>> begin
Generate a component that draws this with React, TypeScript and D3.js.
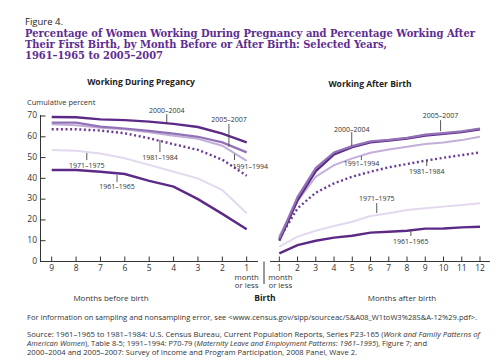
>> end
>> begin
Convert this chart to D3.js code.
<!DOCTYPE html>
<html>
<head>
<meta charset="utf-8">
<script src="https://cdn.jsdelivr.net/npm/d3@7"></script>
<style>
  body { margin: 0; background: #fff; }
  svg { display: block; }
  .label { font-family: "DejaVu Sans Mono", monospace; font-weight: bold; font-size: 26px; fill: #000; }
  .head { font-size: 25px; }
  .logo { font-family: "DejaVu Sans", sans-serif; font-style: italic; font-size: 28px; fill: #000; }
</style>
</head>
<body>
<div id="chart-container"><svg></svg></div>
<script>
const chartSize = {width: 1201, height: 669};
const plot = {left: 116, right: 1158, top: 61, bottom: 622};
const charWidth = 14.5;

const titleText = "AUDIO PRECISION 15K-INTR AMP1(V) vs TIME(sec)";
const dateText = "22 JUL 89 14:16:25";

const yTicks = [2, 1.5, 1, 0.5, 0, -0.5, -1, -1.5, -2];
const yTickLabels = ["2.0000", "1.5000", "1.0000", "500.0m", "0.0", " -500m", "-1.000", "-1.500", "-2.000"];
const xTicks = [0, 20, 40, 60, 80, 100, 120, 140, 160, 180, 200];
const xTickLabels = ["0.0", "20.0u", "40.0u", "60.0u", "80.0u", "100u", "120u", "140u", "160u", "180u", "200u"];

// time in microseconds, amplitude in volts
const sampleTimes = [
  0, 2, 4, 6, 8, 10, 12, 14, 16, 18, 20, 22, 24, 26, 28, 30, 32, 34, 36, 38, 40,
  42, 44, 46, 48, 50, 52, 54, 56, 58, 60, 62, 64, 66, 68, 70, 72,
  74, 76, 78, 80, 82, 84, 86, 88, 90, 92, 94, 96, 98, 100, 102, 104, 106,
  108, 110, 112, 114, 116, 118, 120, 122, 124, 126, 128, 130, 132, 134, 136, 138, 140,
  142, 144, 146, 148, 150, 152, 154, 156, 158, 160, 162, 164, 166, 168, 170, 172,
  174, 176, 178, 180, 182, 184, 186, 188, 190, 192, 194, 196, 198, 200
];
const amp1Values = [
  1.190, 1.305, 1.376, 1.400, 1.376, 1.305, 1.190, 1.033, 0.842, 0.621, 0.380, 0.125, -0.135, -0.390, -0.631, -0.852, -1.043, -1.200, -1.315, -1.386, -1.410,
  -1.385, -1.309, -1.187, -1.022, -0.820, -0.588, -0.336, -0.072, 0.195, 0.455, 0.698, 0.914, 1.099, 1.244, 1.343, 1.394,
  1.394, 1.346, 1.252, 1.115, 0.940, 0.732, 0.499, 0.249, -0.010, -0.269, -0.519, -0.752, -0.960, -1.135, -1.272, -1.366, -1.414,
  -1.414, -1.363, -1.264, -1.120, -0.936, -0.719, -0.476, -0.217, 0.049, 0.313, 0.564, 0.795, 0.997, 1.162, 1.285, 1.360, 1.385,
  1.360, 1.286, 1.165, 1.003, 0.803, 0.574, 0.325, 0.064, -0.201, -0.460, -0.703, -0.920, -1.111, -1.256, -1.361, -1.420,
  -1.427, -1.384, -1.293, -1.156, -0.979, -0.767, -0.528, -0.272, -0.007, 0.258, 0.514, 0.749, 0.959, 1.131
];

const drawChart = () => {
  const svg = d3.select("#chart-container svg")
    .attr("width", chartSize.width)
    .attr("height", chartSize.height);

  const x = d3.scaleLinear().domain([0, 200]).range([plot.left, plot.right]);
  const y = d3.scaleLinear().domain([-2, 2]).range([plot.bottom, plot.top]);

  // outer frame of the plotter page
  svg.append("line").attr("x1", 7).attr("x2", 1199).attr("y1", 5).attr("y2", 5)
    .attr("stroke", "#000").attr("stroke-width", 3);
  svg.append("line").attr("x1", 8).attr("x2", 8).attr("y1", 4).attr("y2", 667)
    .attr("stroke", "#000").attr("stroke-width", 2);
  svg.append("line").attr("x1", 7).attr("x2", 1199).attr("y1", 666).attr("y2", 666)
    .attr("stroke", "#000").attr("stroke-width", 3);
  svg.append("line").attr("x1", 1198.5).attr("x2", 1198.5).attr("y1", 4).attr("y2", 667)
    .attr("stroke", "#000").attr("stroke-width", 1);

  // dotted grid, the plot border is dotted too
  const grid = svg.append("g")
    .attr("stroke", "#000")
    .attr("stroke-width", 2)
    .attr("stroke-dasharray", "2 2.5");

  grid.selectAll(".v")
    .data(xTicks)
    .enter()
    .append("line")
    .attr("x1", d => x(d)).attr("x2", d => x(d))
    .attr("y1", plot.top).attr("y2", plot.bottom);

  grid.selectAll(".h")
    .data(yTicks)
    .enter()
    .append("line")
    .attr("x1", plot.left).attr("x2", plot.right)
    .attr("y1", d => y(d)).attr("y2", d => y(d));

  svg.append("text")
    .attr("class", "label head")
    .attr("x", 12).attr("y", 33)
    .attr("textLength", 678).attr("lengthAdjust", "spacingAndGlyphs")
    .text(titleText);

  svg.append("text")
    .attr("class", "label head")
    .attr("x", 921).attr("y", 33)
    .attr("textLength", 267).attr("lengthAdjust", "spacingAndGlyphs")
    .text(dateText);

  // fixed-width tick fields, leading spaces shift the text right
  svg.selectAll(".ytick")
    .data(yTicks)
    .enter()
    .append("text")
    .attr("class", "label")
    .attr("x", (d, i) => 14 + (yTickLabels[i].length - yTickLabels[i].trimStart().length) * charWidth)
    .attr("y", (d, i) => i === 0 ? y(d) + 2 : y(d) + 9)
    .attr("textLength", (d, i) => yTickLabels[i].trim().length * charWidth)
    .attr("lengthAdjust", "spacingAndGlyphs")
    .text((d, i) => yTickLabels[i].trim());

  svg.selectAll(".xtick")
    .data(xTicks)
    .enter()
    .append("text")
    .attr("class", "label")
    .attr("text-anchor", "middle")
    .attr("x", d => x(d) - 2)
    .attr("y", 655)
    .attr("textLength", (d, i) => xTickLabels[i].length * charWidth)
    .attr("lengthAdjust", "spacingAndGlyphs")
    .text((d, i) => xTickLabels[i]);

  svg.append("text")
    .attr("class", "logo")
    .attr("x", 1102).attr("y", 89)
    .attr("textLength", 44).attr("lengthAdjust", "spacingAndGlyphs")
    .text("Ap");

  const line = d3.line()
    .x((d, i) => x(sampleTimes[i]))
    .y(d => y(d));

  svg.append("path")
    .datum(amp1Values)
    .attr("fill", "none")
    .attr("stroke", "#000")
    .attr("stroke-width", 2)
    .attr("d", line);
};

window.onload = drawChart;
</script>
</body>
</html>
>> end
# Written request:
Check each line of the records for the word "this" and extract those that contain it.

# Output of the task:
Generate a component that draws this with React, TypeScript and D3.js.
Convert this chart to D3.js code.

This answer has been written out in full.